_Exercise description_. Only the span from the line containing "Recreate this image as a web page that uses D3.js." down to the line containing "0.325, 0.29, 0.253];" is to be printed, exactly and inclusively, with pictures omitted.

_Data supplied_.
▼

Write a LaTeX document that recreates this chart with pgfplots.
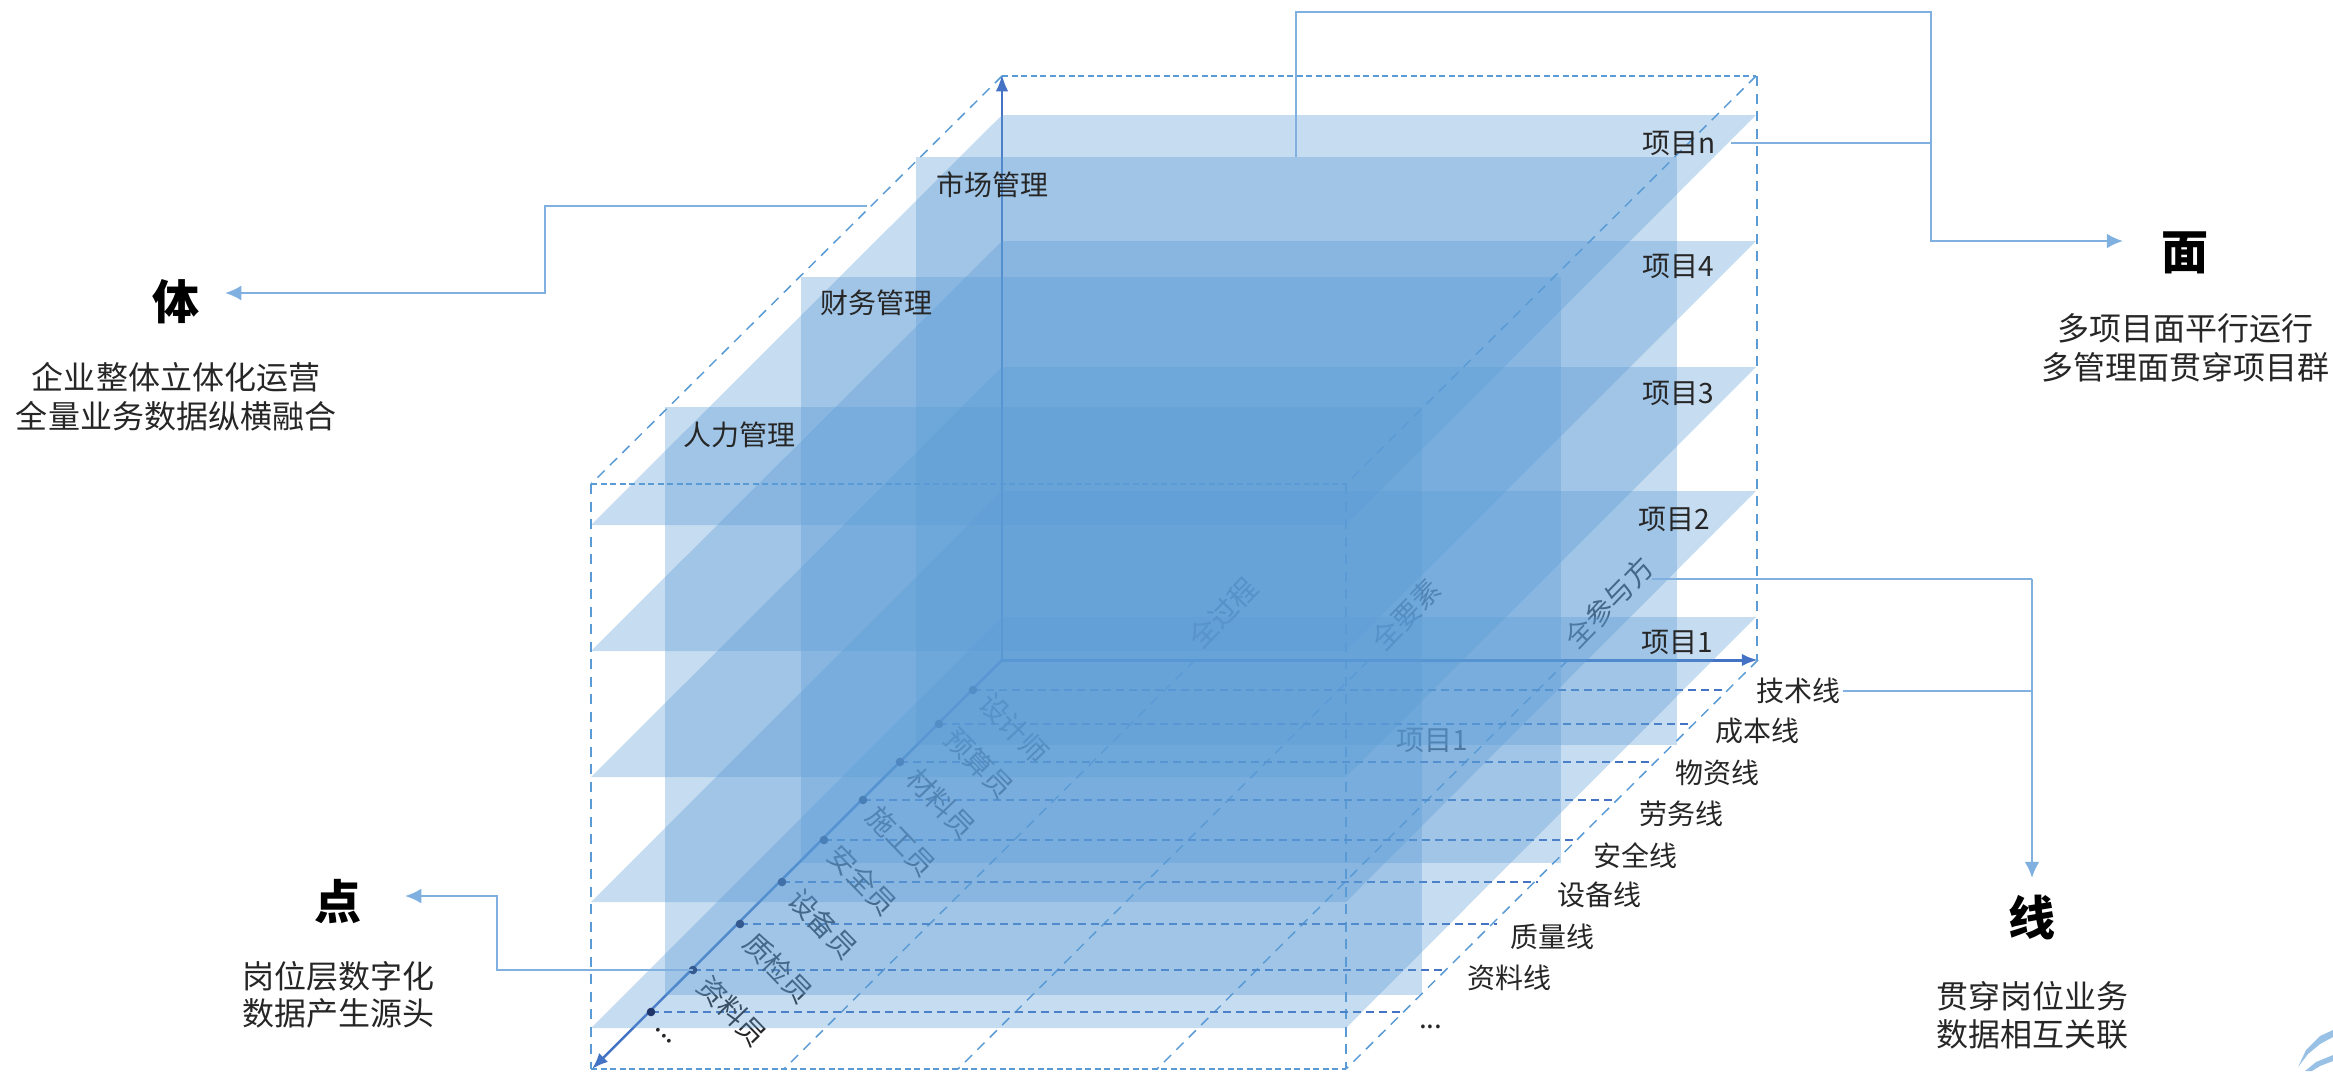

▲
▼

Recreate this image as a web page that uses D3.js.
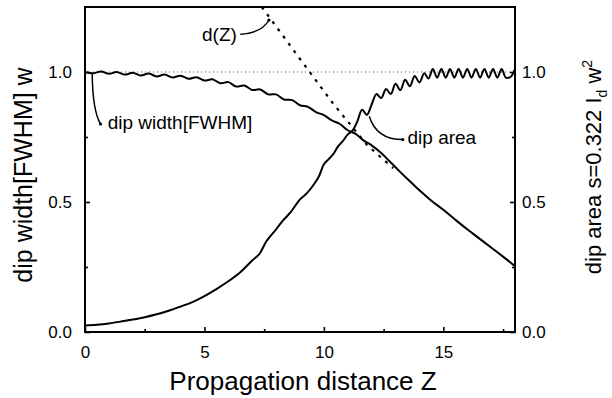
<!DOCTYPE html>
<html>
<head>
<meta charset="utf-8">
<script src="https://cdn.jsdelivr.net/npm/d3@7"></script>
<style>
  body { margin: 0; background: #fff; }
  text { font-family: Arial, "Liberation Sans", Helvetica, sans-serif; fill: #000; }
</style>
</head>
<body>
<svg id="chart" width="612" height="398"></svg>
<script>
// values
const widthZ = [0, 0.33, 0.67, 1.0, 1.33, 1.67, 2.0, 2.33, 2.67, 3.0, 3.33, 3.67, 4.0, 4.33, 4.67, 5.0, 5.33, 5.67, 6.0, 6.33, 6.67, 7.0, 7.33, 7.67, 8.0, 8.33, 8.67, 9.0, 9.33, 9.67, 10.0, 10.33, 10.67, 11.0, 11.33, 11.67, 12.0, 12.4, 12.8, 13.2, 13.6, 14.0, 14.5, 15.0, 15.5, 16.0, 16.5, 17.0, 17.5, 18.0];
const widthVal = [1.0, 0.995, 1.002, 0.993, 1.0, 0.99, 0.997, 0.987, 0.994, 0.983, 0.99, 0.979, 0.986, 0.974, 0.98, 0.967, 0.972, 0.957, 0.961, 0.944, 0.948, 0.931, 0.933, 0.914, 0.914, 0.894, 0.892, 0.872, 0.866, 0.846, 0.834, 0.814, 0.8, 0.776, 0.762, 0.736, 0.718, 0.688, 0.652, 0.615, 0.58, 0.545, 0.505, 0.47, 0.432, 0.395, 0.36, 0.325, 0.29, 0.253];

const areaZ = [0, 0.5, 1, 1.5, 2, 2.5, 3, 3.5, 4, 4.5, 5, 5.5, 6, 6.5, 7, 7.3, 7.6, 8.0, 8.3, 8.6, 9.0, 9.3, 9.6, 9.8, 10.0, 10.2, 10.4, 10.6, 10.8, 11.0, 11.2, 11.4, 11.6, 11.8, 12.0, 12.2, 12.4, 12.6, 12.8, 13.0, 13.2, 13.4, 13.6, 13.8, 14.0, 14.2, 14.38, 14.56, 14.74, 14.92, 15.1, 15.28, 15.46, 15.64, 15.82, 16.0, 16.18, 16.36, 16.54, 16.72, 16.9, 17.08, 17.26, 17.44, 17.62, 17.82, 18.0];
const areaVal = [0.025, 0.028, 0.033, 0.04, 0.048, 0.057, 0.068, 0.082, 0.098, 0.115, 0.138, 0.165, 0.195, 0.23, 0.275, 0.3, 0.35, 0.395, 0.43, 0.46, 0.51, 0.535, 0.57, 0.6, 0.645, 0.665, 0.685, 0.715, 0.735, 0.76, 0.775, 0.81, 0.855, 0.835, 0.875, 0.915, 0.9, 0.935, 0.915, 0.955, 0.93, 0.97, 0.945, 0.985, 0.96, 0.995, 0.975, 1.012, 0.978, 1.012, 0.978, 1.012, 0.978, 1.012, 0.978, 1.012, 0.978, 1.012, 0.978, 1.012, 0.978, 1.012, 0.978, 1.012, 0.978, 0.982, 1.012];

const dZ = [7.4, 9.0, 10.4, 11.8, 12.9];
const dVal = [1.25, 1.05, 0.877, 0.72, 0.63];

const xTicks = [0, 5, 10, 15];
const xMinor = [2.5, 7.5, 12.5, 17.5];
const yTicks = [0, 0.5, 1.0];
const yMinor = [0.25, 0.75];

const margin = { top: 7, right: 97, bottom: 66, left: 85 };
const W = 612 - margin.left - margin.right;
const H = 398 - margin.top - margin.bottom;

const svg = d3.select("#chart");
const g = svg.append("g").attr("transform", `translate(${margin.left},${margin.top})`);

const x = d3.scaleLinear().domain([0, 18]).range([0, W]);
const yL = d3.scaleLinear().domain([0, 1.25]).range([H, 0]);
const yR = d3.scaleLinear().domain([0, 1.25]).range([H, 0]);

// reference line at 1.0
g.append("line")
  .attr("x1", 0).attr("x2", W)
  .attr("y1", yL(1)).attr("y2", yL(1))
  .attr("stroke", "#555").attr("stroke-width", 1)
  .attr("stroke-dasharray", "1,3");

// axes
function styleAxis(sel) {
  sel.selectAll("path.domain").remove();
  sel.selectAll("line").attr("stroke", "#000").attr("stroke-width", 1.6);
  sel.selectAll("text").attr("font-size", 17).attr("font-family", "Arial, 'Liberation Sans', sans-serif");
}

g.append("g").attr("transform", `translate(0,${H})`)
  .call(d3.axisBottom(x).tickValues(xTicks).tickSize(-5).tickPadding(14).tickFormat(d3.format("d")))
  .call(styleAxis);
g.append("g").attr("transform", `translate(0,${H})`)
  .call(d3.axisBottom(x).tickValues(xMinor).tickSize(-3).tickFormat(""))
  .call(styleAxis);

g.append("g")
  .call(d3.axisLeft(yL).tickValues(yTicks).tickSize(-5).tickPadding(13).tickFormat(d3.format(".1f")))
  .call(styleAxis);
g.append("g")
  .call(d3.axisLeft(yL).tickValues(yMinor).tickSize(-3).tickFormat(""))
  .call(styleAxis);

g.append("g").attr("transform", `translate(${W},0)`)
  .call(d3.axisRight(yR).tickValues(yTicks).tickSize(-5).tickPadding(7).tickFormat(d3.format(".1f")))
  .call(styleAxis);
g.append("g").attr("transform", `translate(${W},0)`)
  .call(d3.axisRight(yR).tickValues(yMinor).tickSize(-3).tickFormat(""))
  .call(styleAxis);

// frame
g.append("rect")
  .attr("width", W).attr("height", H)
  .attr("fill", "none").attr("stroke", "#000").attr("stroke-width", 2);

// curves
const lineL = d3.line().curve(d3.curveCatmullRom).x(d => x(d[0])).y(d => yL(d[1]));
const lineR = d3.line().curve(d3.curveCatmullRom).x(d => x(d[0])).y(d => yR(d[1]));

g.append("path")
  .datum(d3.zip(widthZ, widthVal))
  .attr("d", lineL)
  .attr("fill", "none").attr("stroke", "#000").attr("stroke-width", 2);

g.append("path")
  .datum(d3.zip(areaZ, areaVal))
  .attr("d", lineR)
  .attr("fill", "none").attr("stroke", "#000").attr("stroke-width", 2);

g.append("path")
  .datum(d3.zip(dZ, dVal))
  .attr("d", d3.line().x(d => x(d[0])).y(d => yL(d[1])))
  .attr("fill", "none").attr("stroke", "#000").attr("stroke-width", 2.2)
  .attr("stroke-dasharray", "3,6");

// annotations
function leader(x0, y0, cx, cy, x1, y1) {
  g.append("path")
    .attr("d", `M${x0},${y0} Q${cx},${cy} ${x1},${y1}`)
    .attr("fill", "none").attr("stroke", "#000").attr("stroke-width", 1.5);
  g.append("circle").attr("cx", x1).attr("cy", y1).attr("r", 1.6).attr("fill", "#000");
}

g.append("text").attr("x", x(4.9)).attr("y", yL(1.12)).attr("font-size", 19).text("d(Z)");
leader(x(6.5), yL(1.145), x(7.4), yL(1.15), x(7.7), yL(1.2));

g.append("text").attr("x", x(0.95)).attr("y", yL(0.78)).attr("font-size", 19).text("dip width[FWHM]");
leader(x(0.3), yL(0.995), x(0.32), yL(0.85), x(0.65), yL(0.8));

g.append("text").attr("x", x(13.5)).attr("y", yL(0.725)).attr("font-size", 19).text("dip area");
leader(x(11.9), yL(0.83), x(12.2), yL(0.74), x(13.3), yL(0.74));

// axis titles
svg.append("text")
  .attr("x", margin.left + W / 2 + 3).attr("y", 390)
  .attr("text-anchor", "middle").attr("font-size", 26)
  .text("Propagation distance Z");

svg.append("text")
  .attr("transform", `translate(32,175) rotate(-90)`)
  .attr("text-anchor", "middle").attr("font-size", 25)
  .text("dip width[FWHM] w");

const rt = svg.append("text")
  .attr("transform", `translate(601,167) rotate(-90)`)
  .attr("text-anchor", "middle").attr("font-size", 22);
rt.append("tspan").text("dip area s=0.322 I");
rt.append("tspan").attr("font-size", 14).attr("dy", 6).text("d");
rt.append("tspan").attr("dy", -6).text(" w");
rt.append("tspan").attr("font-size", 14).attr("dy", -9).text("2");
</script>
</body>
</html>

▲
▼

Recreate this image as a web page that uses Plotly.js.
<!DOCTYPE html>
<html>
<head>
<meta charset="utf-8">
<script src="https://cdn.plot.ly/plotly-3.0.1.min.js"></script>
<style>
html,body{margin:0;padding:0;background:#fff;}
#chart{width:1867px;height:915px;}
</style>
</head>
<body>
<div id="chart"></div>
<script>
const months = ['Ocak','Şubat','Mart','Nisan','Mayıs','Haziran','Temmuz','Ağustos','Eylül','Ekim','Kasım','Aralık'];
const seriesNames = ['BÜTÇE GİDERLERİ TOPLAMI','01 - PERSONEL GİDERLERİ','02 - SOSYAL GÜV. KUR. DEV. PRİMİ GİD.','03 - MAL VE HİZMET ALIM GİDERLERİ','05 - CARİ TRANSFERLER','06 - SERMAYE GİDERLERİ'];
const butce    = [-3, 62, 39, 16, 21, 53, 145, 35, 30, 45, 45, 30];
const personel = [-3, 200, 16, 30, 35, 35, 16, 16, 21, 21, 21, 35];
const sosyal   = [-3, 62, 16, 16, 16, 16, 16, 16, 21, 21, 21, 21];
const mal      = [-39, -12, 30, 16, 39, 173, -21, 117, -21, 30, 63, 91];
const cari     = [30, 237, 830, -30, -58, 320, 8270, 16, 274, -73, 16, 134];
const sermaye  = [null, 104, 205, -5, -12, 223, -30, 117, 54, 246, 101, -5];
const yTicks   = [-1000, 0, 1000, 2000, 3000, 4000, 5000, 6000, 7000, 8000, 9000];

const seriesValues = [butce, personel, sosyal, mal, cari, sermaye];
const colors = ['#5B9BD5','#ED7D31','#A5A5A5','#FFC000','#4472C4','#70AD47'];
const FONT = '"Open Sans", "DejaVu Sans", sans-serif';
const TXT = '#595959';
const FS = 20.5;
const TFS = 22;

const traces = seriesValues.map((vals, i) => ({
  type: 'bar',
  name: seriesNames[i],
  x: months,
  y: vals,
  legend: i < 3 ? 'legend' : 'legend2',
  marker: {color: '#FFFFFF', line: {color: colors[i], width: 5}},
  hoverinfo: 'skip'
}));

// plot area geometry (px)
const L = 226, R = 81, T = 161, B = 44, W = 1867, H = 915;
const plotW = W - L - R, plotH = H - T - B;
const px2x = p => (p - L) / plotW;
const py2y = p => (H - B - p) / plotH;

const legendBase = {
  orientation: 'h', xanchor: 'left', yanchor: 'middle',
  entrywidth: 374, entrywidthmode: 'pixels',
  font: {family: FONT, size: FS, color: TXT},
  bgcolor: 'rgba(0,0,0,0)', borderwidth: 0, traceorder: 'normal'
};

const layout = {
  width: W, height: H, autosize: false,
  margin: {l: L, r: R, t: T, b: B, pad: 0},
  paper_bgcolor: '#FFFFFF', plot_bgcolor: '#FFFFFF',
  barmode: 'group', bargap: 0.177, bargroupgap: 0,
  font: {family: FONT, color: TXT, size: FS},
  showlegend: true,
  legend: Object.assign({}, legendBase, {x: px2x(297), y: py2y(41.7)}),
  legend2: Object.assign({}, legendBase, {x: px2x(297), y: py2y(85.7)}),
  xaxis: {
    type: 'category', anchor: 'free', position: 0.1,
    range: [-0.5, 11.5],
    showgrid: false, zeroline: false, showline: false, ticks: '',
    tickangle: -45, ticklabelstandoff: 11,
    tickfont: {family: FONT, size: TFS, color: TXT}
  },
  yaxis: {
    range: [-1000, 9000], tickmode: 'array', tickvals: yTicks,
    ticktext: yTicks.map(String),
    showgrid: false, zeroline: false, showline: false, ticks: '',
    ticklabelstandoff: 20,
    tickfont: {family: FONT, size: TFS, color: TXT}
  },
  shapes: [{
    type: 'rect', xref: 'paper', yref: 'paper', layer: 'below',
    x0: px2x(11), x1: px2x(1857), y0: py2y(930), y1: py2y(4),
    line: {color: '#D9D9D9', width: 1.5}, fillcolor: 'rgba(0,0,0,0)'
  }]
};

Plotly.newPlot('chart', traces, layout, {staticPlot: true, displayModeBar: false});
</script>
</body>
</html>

▲

_Output_.
Recreate this image as a web page that uses D3.js.
<!DOCTYPE html>
<html>
<head>
<meta charset="utf-8">
<script src="https://cdn.jsdelivr.net/npm/d3@7"></script>
<style>
  body { margin: 0; background: #fff; }
  text { font-family: Arial, "Liberation Sans", Helvetica, sans-serif; fill: #000; }
</style>
</head>
<body>
<svg id="chart" width="612" height="398"></svg>
<script>
// values
const widthZ = [0, 0.33, 0.67, 1.0, 1.33, 1.67, 2.0, 2.33, 2.67, 3.0, 3.33, 3.67, 4.0, 4.33, 4.67, 5.0, 5.33, 5.67, 6.0, 6.33, 6.67, 7.0, 7.33, 7.67, 8.0, 8.33, 8.67, 9.0, 9.33, 9.67, 10.0, 10.33, 10.67, 11.0, 11.33, 11.67, 12.0, 12.4, 12.8, 13.2, 13.6, 14.0, 14.5, 15.0, 15.5, 16.0, 16.5, 17.0, 17.5, 18.0];
const widthVal = [1.0, 0.995, 1.002, 0.993, 1.0, 0.99, 0.997, 0.987, 0.994, 0.983, 0.99, 0.979, 0.986, 0.974, 0.98, 0.967, 0.972, 0.957, 0.961, 0.944, 0.948, 0.931, 0.933, 0.914, 0.914, 0.894, 0.892, 0.872, 0.866, 0.846, 0.834, 0.814, 0.8, 0.776, 0.762, 0.736, 0.718, 0.688, 0.652, 0.615, 0.58, 0.545, 0.505, 0.47, 0.432, 0.395, 0.36, 0.325, 0.29, 0.253];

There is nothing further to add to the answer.